GIVEN INFORMATION
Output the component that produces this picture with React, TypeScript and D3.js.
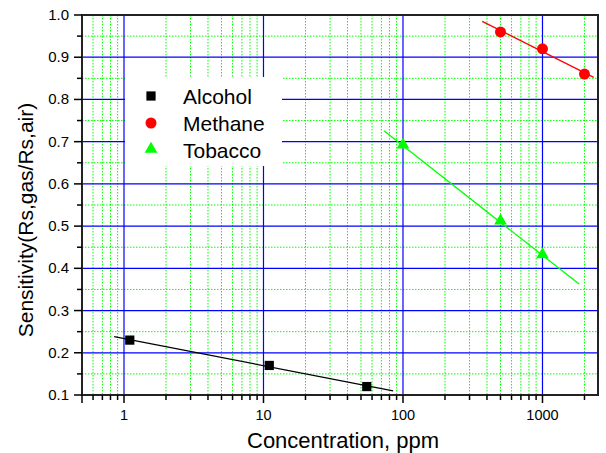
import React, { useEffect, useRef } from "react";
import * as d3 from "d3";

// concentration (ppm) and sensitivity
const alcoholX = [1.1, 11, 55];
const alcoholY = [0.23, 0.17, 0.12];
const methaneX = [500, 1000, 2000];
const methaneY = [0.96, 0.92, 0.86];
const tobaccoX = [100, 500, 1000];
const tobaccoY = [0.69, 0.51, 0.43];

// x range covered by each fitted line
const alcoholFit = [0.85, 85];
const methaneFit = [370, 2330];
const tobaccoFit = [73, 1830];

const xTicks = [1, 10, 100, 1000];
const yTicks = [0.1, 0.2, 0.3, 0.4, 0.5, 0.6, 0.7, 0.8, 0.9, 1.0];
const legendNames = ["Alcohol", "Methane", "Tobacco"];

const font = "'Liberation Sans', Arial, sans-serif";

// least squares of y on log10(x)
function fit(xs: number[], ys: number[]) {
  const lx = xs.map(Math.log10);
  const mx = d3.mean(lx)!;
  const my = d3.mean(ys)!;
  const b =
    d3.sum(lx, (v, i) => (v - mx) * (ys[i] - my)) /
    d3.sum(lx, (v) => (v - mx) * (v - mx));
  return (x: number) => my + b * (Math.log10(x) - mx);
}

const App = () => {
  const ref = useRef<SVGSVGElement>(null);

  useEffect(() => {
    const svg = d3.select(ref.current);
    svg.selectAll("*").remove();

    const left = 82, right = 598, top = 15, bottom = 395;
    const x = d3.scaleLog().domain([0.5, 2500]).range([left, right]);
    const y = d3.scaleLinear().domain([0.1, 1.0]).range([bottom, top]);

    const g = svg.append("g");

    // minor grid values
    const minorX: number[] = [];
    [0.1, 1, 10, 100, 1000].forEach((d) => {
      for (let k = 2; k <= 9; k++) {
        const v = d * k;
        if (v > 0.5 && v < 2500) minorX.push(v);
      }
    });
    const minorY = d3.range(0.15, 1.0, 0.1);

    // green dotted minor grid
    g.selectAll(".mx")
      .data(minorX)
      .join("line")
      .attr("x1", (d) => x(d)).attr("x2", (d) => x(d))
      .attr("y1", top).attr("y2", bottom)
      .attr("stroke", "#00ff00").attr("stroke-width", 1)
      .attr("stroke-dasharray", "1.5,1.5");
    g.selectAll(".my")
      .data(minorY)
      .join("line")
      .attr("x1", left).attr("x2", right)
      .attr("y1", (d) => y(d)).attr("y2", (d) => y(d))
      .attr("stroke", "#00ff00").attr("stroke-width", 1)
      .attr("stroke-dasharray", "1.5,1.5");

    // blue major grid
    g.selectAll(".Mx")
      .data(xTicks)
      .join("line")
      .attr("x1", (d) => x(d)).attr("x2", (d) => x(d))
      .attr("y1", top).attr("y2", bottom)
      .attr("stroke", "#0000ff").attr("stroke-width", 1.2);
    g.selectAll(".My")
      .data(yTicks.slice(1, -1))
      .join("line")
      .attr("x1", left).attr("x2", right)
      .attr("y1", (d) => y(d)).attr("y2", (d) => y(d))
      .attr("stroke", "#0000ff").attr("stroke-width", 1.2);

    // legend box hides the grid
    g.append("rect")
      .attr("x", 125).attr("y", 77)
      .attr("width", 157).attr("height", 89)
      .attr("fill", "white");

    // fitted lines
    const series = [
      { xs: alcoholX, ys: alcoholY, range: alcoholFit, color: "#000000" },
      { xs: methaneX, ys: methaneY, range: methaneFit, color: "#ff0000" },
      { xs: tobaccoX, ys: tobaccoY, range: tobaccoFit, color: "#00ff00" },
    ];
    series.forEach((s) => {
      const f = fit(s.xs, s.ys);
      g.append("line")
        .attr("x1", x(s.range[0])).attr("y1", y(f(s.range[0])))
        .attr("x2", x(s.range[1])).attr("y2", y(f(s.range[1])))
        .attr("stroke", s.color).attr("stroke-width", 1.3);
    });

    const square = d3.symbol().type(d3.symbolSquare).size(85);
    const circle = d3.symbol().type(d3.symbolCircle).size(95);
    const triangle = d3.symbol().type(d3.symbolTriangle).size(70);

    g.selectAll(".alc")
      .data(alcoholX)
      .join("path")
      .attr("d", square)
      .attr("transform", (d, i) => `translate(${x(d)},${y(alcoholY[i])})`)
      .attr("fill", "#000");
    g.selectAll(".met")
      .data(methaneX)
      .join("path")
      .attr("d", circle)
      .attr("transform", (d, i) => `translate(${x(d)},${y(methaneY[i])})`)
      .attr("fill", "#ff0000");
    g.selectAll(".tob")
      .data(tobaccoX)
      .join("path")
      .attr("d", triangle)
      .attr("transform", (d, i) => `translate(${x(d)},${y(tobaccoY[i]) - 1})`)
      .attr("fill", "#00ff00");

    // frame
    g.append("rect")
      .attr("x", left).attr("y", top)
      .attr("width", right - left).attr("height", bottom - top)
      .attr("fill", "none").attr("stroke", "#222").attr("stroke-width", 2);

    // bottom axis
    const xAxis = g.append("g").attr("transform", `translate(0,${bottom})`);
    xAxis.selectAll(".tM")
      .data([0.5, ...xTicks])
      .join("line")
      .attr("x1", (d) => x(d)).attr("x2", (d) => x(d))
      .attr("y1", 0).attr("y2", 8)
      .attr("stroke", "#000").attr("stroke-width", 1.5);
    xAxis.selectAll(".tm")
      .data(minorX)
      .join("line")
      .attr("x1", (d) => x(d)).attr("x2", (d) => x(d))
      .attr("y1", 0).attr("y2", 5)
      .attr("stroke", "#000").attr("stroke-width", 1.5);
    xAxis.selectAll("text")
      .data(xTicks)
      .join("text")
      .attr("x", (d) => x(d)).attr("y", 25)
      .attr("text-anchor", "middle")
      .style("font-family", font).style("font-size", "14.5px")
      .text((d) => d3.format("d")(d));

    // left axis
    const yAxis = g.append("g").attr("transform", `translate(${left},0)`);
    yAxis.selectAll(".tM")
      .data(yTicks)
      .join("line")
      .attr("x1", -8).attr("x2", 0)
      .attr("y1", (d) => y(d)).attr("y2", (d) => y(d))
      .attr("stroke", "#000").attr("stroke-width", 1.5);
    yAxis.selectAll(".tm")
      .data(minorY)
      .join("line")
      .attr("x1", -5).attr("x2", 0)
      .attr("y1", (d) => y(d)).attr("y2", (d) => y(d))
      .attr("stroke", "#000").attr("stroke-width", 1.5);
    yAxis.selectAll("text")
      .data(yTicks)
      .join("text")
      .attr("x", -13).attr("y", (d) => y(d) + 5)
      .attr("text-anchor", "end")
      .style("font-family", font).style("font-size", "15px")
      .text((d) => d3.format(".1f")(d));

    // axis titles
    svg.append("text")
      .attr("x", 343).attr("y", 448)
      .attr("text-anchor", "middle")
      .style("font-family", font).style("font-size", "22px")
      .text("Concentration, ppm");
    svg.append("text")
      .attr("transform", `translate(33,220) rotate(-90)`)
      .attr("text-anchor", "middle")
      .style("font-family", font).style("font-size", "21px")
      .text("Sensitivity(Rs,gas/Rs,air)");

    // legend
    const syms = [
      { s: square, c: "#000" },
      { s: circle, c: "#ff0000" },
      { s: triangle, c: "#00ff00" },
    ];
    const legend = svg.append("g");
    legendNames.forEach((name, i) => {
      const ly = 96 + i * 27;
      legend.append("path")
        .attr("d", syms[i].s)
        .attr("transform", `translate(151,${ly - (i === 2 ? 1 : 0)})`)
        .attr("fill", syms[i].c);
      legend.append("text")
        .attr("x", 183).attr("y", ly + 7.5)
        .style("font-family", font).style("font-size", "21px")
        .text(name);
    });
  }, []);

  return <svg ref={ref} width={606} height={453} style={{ display: "block", margin: 0, position: "absolute", left: 0, top: 0 }} />;
};

export default App;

TASK DETAILS
Set down again, exactly, the lines of the material above from its first line to the one with "const minorY = d3.range(0.15, 1.0, 0.1);", inclusive. Leave the pictures out.

TASK RESULT
Output the component that produces this picture with React, TypeScript and D3.js.
import React, { useEffect, useRef } from "react";
import * as d3 from "d3";

// concentration (ppm) and sensitivity
const alcoholX = [1.1, 11, 55];
const alcoholY = [0.23, 0.17, 0.12];
const methaneX = [500, 1000, 2000];
const methaneY = [0.96, 0.92, 0.86];
const tobaccoX = [100, 500, 1000];
const tobaccoY = [0.69, 0.51, 0.43];

// x range covered by each fitted line
const alcoholFit = [0.85, 85];
const methaneFit = [370, 2330];
const tobaccoFit = [73, 1830];

const xTicks = [1, 10, 100, 1000];
const yTicks = [0.1, 0.2, 0.3, 0.4, 0.5, 0.6, 0.7, 0.8, 0.9, 1.0];
const legendNames = ["Alcohol", "Methane", "Tobacco"];

const font = "'Liberation Sans', Arial, sans-serif";

// least squares of y on log10(x)
function fit(xs: number[], ys: number[]) {
  const lx = xs.map(Math.log10);
  const mx = d3.mean(lx)!;
  const my = d3.mean(ys)!;
  const b =
    d3.sum(lx, (v, i) => (v - mx) * (ys[i] - my)) /
    d3.sum(lx, (v) => (v - mx) * (v - mx));
  return (x: number) => my + b * (Math.log10(x) - mx);
}

const App = () => {
  const ref = useRef<SVGSVGElement>(null);

  useEffect(() => {
    const svg = d3.select(ref.current);
    svg.selectAll("*").remove();

    const left = 82, right = 598, top = 15, bottom = 395;
    const x = d3.scaleLog().domain([0.5, 2500]).range([left, right]);
    const y = d3.scaleLinear().domain([0.1, 1.0]).range([bottom, top]);

    const g = svg.append("g");

    // minor grid values
    const minorX: number[] = [];
    [0.1, 1, 10, 100, 1000].forEach((d) => {
      for (let k = 2; k <= 9; k++) {
        const v = d * k;
        if (v > 0.5 && v < 2500) minorX.push(v);
      }
    });
    const minorY = d3.range(0.15, 1.0, 0.1);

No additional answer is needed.